In the data, extract each line that holds the string "this".

* begin *

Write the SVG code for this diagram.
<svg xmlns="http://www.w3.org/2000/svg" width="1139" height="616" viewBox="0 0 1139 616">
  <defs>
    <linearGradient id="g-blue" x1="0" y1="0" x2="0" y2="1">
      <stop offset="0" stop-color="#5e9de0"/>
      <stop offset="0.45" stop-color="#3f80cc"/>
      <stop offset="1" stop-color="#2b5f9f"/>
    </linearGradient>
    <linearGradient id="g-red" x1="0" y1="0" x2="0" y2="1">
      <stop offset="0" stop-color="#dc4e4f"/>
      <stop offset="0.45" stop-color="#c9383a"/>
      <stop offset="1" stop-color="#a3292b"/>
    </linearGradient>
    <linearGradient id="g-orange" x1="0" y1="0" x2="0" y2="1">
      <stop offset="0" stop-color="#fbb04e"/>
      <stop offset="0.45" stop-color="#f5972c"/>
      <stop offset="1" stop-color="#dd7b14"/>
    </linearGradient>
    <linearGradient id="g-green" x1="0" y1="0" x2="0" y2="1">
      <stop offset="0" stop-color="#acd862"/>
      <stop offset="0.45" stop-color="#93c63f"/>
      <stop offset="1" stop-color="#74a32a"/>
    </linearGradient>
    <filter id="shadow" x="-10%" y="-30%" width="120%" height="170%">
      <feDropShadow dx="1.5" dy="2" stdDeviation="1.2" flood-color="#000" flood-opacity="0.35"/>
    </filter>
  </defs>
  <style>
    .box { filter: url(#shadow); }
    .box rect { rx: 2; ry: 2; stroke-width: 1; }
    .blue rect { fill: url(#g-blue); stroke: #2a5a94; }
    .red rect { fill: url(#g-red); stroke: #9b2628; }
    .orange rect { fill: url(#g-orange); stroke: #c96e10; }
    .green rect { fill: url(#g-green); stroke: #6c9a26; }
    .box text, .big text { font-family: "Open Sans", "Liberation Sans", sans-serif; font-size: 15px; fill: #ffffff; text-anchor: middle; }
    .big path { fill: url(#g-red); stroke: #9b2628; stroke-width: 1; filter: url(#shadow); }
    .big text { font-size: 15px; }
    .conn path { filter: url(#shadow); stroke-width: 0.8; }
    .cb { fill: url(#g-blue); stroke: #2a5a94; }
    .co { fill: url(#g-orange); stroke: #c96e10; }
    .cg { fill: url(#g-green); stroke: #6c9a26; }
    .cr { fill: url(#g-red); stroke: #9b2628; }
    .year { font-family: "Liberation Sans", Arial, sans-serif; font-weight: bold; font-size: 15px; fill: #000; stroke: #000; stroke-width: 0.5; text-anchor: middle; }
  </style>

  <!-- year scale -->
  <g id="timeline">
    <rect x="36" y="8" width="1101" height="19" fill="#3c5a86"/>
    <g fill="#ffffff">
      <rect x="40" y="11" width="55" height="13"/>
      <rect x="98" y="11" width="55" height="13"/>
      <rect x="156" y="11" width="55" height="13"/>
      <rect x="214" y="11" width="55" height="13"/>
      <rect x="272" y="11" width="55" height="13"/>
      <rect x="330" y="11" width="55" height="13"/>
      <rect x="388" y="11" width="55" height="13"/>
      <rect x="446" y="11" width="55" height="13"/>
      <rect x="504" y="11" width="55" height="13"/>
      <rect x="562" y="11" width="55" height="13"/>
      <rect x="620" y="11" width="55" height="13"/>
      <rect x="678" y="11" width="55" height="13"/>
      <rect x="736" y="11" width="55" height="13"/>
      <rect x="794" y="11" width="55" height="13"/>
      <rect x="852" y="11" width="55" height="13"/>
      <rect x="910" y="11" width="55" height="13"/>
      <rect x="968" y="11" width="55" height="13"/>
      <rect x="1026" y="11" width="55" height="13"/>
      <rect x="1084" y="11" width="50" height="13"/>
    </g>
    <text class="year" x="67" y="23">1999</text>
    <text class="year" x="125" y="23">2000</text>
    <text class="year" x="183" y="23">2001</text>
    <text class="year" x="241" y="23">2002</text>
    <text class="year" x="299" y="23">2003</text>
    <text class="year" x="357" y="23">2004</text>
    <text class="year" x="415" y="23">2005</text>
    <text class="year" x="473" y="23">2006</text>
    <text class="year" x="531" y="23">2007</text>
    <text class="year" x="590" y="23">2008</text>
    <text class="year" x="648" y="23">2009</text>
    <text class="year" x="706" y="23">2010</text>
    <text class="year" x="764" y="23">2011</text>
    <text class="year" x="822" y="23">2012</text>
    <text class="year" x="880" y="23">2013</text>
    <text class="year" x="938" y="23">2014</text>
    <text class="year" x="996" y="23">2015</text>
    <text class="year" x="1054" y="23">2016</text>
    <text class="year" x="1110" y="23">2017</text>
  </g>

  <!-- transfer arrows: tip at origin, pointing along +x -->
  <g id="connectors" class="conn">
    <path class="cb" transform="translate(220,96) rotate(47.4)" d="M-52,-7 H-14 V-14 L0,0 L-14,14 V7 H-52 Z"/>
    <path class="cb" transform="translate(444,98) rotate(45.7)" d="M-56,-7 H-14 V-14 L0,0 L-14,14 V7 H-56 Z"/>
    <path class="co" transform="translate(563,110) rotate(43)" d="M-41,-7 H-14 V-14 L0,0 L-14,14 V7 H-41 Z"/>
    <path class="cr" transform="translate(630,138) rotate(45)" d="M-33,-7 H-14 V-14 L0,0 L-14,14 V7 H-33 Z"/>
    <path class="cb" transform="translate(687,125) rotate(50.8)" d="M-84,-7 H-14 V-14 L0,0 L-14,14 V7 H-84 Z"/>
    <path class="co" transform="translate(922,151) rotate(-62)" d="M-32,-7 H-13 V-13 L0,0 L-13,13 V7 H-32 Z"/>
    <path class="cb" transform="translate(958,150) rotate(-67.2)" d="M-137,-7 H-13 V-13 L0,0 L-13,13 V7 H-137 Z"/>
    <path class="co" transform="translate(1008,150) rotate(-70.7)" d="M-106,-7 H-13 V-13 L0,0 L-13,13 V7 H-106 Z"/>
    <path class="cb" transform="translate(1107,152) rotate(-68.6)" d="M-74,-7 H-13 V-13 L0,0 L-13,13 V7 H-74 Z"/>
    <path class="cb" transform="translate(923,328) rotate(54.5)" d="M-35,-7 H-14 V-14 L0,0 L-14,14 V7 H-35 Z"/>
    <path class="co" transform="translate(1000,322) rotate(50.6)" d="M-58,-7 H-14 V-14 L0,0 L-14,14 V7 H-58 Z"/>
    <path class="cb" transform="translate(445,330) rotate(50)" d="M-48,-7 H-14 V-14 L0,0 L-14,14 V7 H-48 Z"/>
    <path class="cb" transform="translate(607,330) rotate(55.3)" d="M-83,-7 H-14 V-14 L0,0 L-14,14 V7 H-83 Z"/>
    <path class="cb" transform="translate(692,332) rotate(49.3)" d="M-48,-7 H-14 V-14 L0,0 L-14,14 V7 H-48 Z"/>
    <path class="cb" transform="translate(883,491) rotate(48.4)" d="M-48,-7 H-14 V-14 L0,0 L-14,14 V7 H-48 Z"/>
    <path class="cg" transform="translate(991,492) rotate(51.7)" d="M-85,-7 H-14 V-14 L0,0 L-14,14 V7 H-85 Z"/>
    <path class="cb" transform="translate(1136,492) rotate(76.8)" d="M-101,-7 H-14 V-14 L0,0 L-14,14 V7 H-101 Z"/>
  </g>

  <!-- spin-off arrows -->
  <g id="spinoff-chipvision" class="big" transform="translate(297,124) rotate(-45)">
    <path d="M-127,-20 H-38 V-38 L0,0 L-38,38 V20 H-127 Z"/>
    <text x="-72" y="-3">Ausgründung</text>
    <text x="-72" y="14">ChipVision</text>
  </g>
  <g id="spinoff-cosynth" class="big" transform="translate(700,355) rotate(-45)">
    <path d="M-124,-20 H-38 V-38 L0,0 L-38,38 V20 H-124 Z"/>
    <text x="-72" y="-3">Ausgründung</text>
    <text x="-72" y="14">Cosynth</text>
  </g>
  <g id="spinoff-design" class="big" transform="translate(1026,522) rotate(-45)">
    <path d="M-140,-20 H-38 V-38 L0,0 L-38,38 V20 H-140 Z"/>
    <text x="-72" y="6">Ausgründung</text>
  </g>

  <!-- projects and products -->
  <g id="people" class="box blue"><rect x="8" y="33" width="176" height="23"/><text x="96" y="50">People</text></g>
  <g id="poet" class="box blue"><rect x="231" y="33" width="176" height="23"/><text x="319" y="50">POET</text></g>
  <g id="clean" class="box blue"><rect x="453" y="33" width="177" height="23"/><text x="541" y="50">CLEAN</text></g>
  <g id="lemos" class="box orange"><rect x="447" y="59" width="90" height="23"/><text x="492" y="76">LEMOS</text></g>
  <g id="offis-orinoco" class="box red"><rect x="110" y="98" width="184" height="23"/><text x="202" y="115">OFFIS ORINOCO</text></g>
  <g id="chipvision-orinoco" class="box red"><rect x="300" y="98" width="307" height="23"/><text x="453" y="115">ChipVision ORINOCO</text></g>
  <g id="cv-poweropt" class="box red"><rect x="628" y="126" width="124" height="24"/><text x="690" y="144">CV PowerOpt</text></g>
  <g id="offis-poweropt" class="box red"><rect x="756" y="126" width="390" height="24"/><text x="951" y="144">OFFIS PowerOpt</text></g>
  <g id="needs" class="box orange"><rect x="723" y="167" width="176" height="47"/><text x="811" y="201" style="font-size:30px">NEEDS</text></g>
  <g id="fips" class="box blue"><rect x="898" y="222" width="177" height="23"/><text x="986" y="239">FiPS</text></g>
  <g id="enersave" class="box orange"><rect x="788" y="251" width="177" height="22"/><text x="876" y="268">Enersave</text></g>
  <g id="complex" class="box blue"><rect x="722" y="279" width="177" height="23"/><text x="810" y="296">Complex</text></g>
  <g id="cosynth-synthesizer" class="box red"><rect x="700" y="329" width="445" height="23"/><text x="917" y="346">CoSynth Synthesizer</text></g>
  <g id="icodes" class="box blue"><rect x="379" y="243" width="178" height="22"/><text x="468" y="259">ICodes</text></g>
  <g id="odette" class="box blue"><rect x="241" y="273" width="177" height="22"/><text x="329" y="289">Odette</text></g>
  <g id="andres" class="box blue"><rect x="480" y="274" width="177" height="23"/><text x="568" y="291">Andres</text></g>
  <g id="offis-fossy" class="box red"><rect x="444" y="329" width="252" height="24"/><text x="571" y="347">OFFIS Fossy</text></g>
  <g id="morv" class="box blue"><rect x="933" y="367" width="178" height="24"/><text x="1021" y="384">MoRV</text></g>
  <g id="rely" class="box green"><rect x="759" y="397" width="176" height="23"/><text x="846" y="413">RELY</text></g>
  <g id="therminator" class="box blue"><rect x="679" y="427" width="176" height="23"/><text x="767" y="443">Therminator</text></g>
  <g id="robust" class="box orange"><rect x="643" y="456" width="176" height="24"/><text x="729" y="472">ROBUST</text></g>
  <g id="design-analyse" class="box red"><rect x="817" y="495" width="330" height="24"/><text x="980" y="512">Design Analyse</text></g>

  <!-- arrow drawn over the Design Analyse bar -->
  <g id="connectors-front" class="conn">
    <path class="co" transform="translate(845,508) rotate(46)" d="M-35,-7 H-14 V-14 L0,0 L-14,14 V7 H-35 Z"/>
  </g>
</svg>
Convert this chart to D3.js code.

* end *

**Exercise answer**
Write the SVG code for this diagram.
Convert this chart to D3.js code.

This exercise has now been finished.